Por Quim Monzó
El lepisma al menos sale a la superficie en la oscuridad de la noche, cuando sabe que dormimos.
Al amanecer, cuando ha sonado el despertador y he ido a lavarme la cara, he descubierto en la pila una sardineta, un pez de plata, un lepisma. Tantos nombres como tiene y tan pequeño como es. Normalmente habría abierto el grifo de golpe, para que el chorro de agua lo empujase hacia el agujero y, de allí, desagüe abajo, hacia el mundo oscuro de todos los desagües: húmedo y sucio de restos humanos: pelos caídos cuando te peinas, caspa, pelos de la barba cuando te afeitas, trocitos de uñas cortadas, restos de epidermis, alguna pestaña, alguna mucosa diluida… Estoy seguro de que en las cañerías que se hunden hacia el piso de abajo viven familias de pequeños animales. El lepisma es de los más atrevidos, porque al menos sale a la superficie en la oscuridad de la noche, cuando sabe que dormimos, pero también debe de haber microorganismos unicelulares que viven una vida plácida y mojada, amén de células rebeldes, deshiladas del cuerpo de algún insecto con escamas y antenas helicoides.
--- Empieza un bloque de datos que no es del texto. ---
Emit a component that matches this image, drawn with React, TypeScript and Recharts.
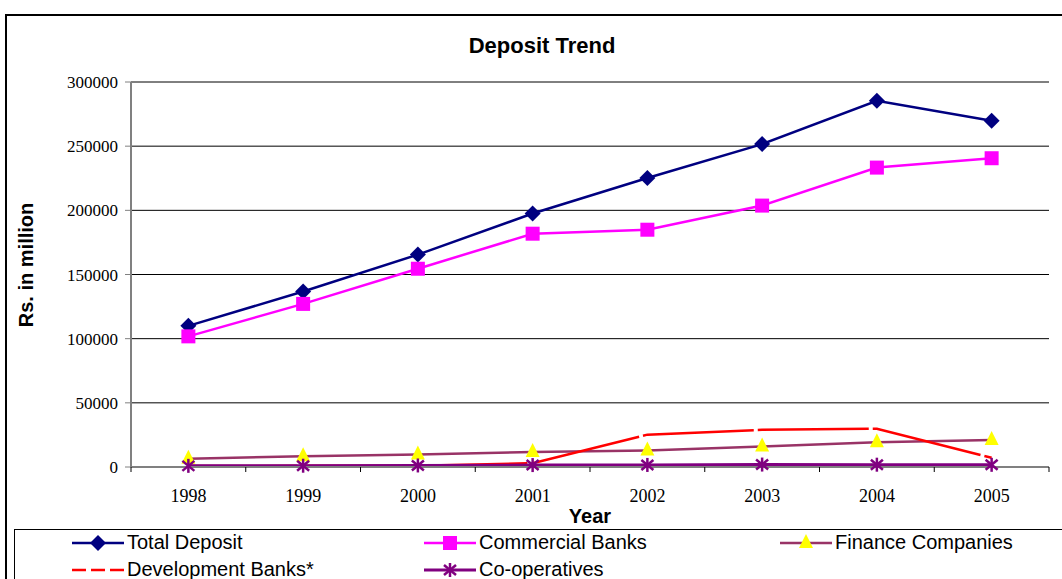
import React from 'react';
import { LineChart, Line, XAxis, YAxis, CartesianGrid } from 'recharts';

const years = ['1998', '1999', '2000', '2001', '2002', '2003', '2004', '2005'];
const totalDeposit = [110000, 136700, 165500, 197500, 225200, 251600, 285400, 269800];
const commercialBanks = [101800, 127100, 154500, 181800, 184900, 203700, 233300, 240600];
const financeCompanies = [6500, 8300, 9800, 11600, 12900, 16000, 19200, 21000];
const developmentBanks = [800, 900, 1000, 3000, 25200, 29000, 29800, 7200];
const cooperatives = [900, 1000, 1200, 1500, 1600, 1900, 1800, 1700];
const yTicks = [0, 50000, 100000, 150000, 200000, 250000, 300000];

const data = years.map((year, i) => ({
  year,
  total: totalDeposit[i],
  commercial: commercialBanks[i],
  finance: financeCompanies[i],
  development: developmentBanks[i],
  coop: cooperatives[i],
}));

const W = 1062;
const H = 579;
const PLOT_LEFT = 131;
const PLOT_RIGHT = 13;
const BAND = (W - PLOT_LEFT - PLOT_RIGHT) / years.length;
const TICK_SIZE = 5;
const TICK_MARGIN = 17;

const SANS = '"Liberation Sans", Arial, sans-serif';
const SERIF = '"Liberation Serif", "Times New Roman", serif';

type DotProps = { cx?: number; cy?: number; index?: number };

function Diamond({ cx, cy }: DotProps) {
  if (cx == null || cy == null) return null;
  return <polygon points={`${cx},${cy - 8} ${cx + 8},${cy} ${cx},${cy + 8} ${cx - 8},${cy}`} fill="#000080" />;
}

function Square({ cx, cy }: DotProps) {
  if (cx == null || cy == null) return null;
  return <rect x={cx - 7} y={cy - 7} width={14} height={14} fill="#FF00FF" />;
}

function Triangle({ cx, cy }: DotProps) {
  if (cx == null || cy == null) return null;
  return <polygon points={`${cx},${cy - 9} ${cx + 7},${cy + 5} ${cx - 7},${cy + 5}`} fill="#FFFF00" />;
}

function Asterisk({ cx, cy }: DotProps) {
  if (cx == null || cy == null) return null;
  return (
    <g stroke="#800080" strokeWidth={2.5}>
      <line x1={cx} y1={cy - 7} x2={cx} y2={cy + 7} />
      <line x1={cx - 6} y1={cy - 5} x2={cx + 6} y2={cy + 5} />
      <line x1={cx - 6} y1={cy + 5} x2={cx + 6} y2={cy - 5} />
    </g>
  );
}

const series = [
  { key: 'total', name: 'Total Deposit', color: '#000080', width: 2.5, dash: undefined, legendDash: undefined, Marker: Diamond },
  { key: 'commercial', name: 'Commercial Banks', color: '#FF00FF', width: 2.5, dash: undefined, legendDash: undefined, Marker: Square },
  { key: 'finance', name: 'Finance Companies', color: '#993366', width: 2.5, dash: undefined, legendDash: undefined, Marker: Triangle },
  { key: 'development', name: 'Development Banks*', color: '#FF0000', width: 2.5, dash: '111 4', legendDash: '14 5', Marker: null },
  { key: 'coop', name: 'Co-operatives', color: '#800080', width: 3, dash: undefined, legendDash: undefined, Marker: Asterisk },
];

function XTick(props: any) {
  const { x, y, payload, index } = props;
  const axisY = y - TICK_SIZE - TICK_MARGIN;
  return (
    <g>
      <line x1={x - BAND / 2} x2={x - BAND / 2} y1={axisY} y2={axisY + TICK_SIZE} stroke="#000" />
      {index === years.length - 1 && (
        <line x1={x + BAND / 2} x2={x + BAND / 2} y1={axisY} y2={axisY + TICK_SIZE} stroke="#000" />
      )}
      <text x={x} y={y} dy="0.71em" textAnchor="middle" fontFamily={SERIF} fontSize={18} fill="#000">
        {payload.value}
      </text>
    </g>
  );
}

const legendCols = [57, 409, 765];
const legendRows = [13, 40];

function LegendIcon({ s }: { s: (typeof series)[number] }) {
  const M = s.Marker;
  return (
    <svg width={52} height={20} style={{ position: 'absolute', left: 0, top: -10 }}>
      <line x1={0} y1={10} x2={52} y2={10} stroke={s.color} strokeWidth={s.width} strokeDasharray={s.legendDash} />
      {M && <M cx={26} cy={10} />}
    </svg>
  );
}

export default function App() {
  return (
    <div style={{ position: 'absolute', left: 0, top: 0, width: W, height: H, overflow: 'hidden', background: '#fff' }}>
      <div style={{ position: 'absolute', left: 0, top: 0 }}>
        <LineChart width={W} height={H} data={data} margin={{ top: 82, right: PLOT_RIGHT, bottom: 0, left: 0 }}>
          <CartesianGrid horizontal vertical={false} stroke="#000" strokeWidth={1} />
          <XAxis
            dataKey="year"
            height={112}
            interval={0}
            padding={{ left: BAND / 2, right: BAND / 2 }}
            tickSize={TICK_SIZE}
            tickMargin={TICK_MARGIN}
            tickLine={false}
            axisLine={{ stroke: '#808080', strokeWidth: 2 }}
            tick={<XTick />}
            label={{ value: 'Year', position: 'insideBottom', offset: 56, fontFamily: SANS, fontWeight: 'bold', fontSize: 20, fill: '#000' }}
          />
          <YAxis
            width={PLOT_LEFT}
            domain={[0, 300000]}
            ticks={yTicks}
            interval={0}
            tickSize={6}
            tickMargin={7}
            axisLine={{ stroke: '#808080', strokeWidth: 2 }}
            tickLine={{ stroke: '#808080' }}
            tick={{ fontFamily: SERIF, fontSize: 17, fill: '#000' }}
            label={{
              content: () => (
                <text x={26} y={265} transform="rotate(-90 26 265)" textAnchor="middle" dominantBaseline="central"
                  fontFamily={SANS} fontWeight="bold" fontSize={20} fill="#000">
                  Rs. in million
                </text>
              ),
            }}
          />
          {series.map((s) => (
            <Line
              key={s.key}
              dataKey={s.key}
              name={s.name}
              type="linear"
              stroke={s.color}
              strokeWidth={s.width}
              strokeDasharray={s.dash}
              strokeDashoffset={s.dash ? 2 : undefined}
              isAnimationActive={false}
              dot={s.Marker ? (p: any) => { const M = s.Marker!; return <M key={`${s.key}-${p.index}`} cx={p.cx} cy={p.cy} />; } : false}
              activeDot={false}
            />
          ))}
        </LineChart>
      </div>
      <svg width={W} height={H} style={{ position: 'absolute', left: 0, top: 0, pointerEvents: 'none' }}>
        <text x={542} y={53} textAnchor="middle" fontFamily={SANS} fontWeight="bold" fontSize={22} fill="#000">
          Deposit Trend
        </text>
      </svg>
      <div style={{ position: 'absolute', left: 5, top: 14, width: 2, height: H, background: '#000' }} />
      <div style={{ position: 'absolute', left: 5, top: 14, width: W, height: 2, background: '#000' }} />
      <div style={{ position: 'absolute', left: 14, top: 529, width: 1100, height: 200, border: '1px solid #000', boxSizing: 'border-box', background: '#fff' }}>
        {series.map((s, i) => (
          <div key={s.key} style={{ position: 'absolute', left: legendCols[i % 3], top: legendRows[Math.floor(i / 3)] }}>
            <LegendIcon s={s} />
            <span style={{ position: 'absolute', left: 55, top: -12, whiteSpace: 'nowrap', fontFamily: SANS, fontSize: 20, lineHeight: '23px', color: '#000' }}>
              {s.name}
            </span>
          </div>
        ))}
      </div>
    </div>
  );
}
Normalmente habría abierto el grifo de golpe, para que el chorro de agua lo empujase hacia el agujero, y acto seguido habría puesto el tapón y habría llenado la pila de agua, hasta la ranura que permite que, si alguna vez dejas la pila tapada y el grifo abierto y te vas a otro lugar de la casa y te olvidas, el agua no se salga e inunde el baño. Entonces habría sacado el tapón con la seguridad de que la fuerza del agua acumulada la arrastraría abajo, hacia la cañería general del edificio, y de allí a la calle, donde los habitantes de esta cañería hacen vida social con los habitantes de las cañerías próximas: la del edificio de la escuela de medicina china, la del edificio donde en la planta baja viven filipinos en una tienda ilegalmente convertida en vivienda, la del edificio de enfrente, ocupado por erasmus que quizá pronto, si los recortes acaban con esas becas, tendrán que volver a sus países y dejar la dolce vita de aquí.
Todo eso habría hecho normalmente pero, como ayer leí que la sardineta es un animal prehistórico, que existe desde hace cerca de 400 millones de años, hoy la he mirado con más respeto. ¡Me lavaba la cara y frente a mí tenía un animal que nos llega directamente de mucho antes del paleolítico, del periodo carbonífero, o del devónico! La he observado un rato. A pesar de la luz encendida estaba inmóvil, supongo que en un intento de pasar desapercibida. De golpe he olvidado el asco que me daban cuando era joven, y la rabia cuando descubría alguna tras un libro y veía las páginas roídas y la cantidad de volúmenes que me estropeaban. ¡No son broma 400 millones de años! Hace tiempo había calibrado la posibilidad de eliminarlas con bórax o cloruro amónico. En vez de todo eso, hoy lo que al fin he hecho ha sido simplemente abrir el grifo y observar cómo, a pesar de los intentos de moverse deprisa para huir del chorro de agua, ha acabado en el agujero, de donde me ha parecido oír una voz muy floja que decía: «Hasta mañana».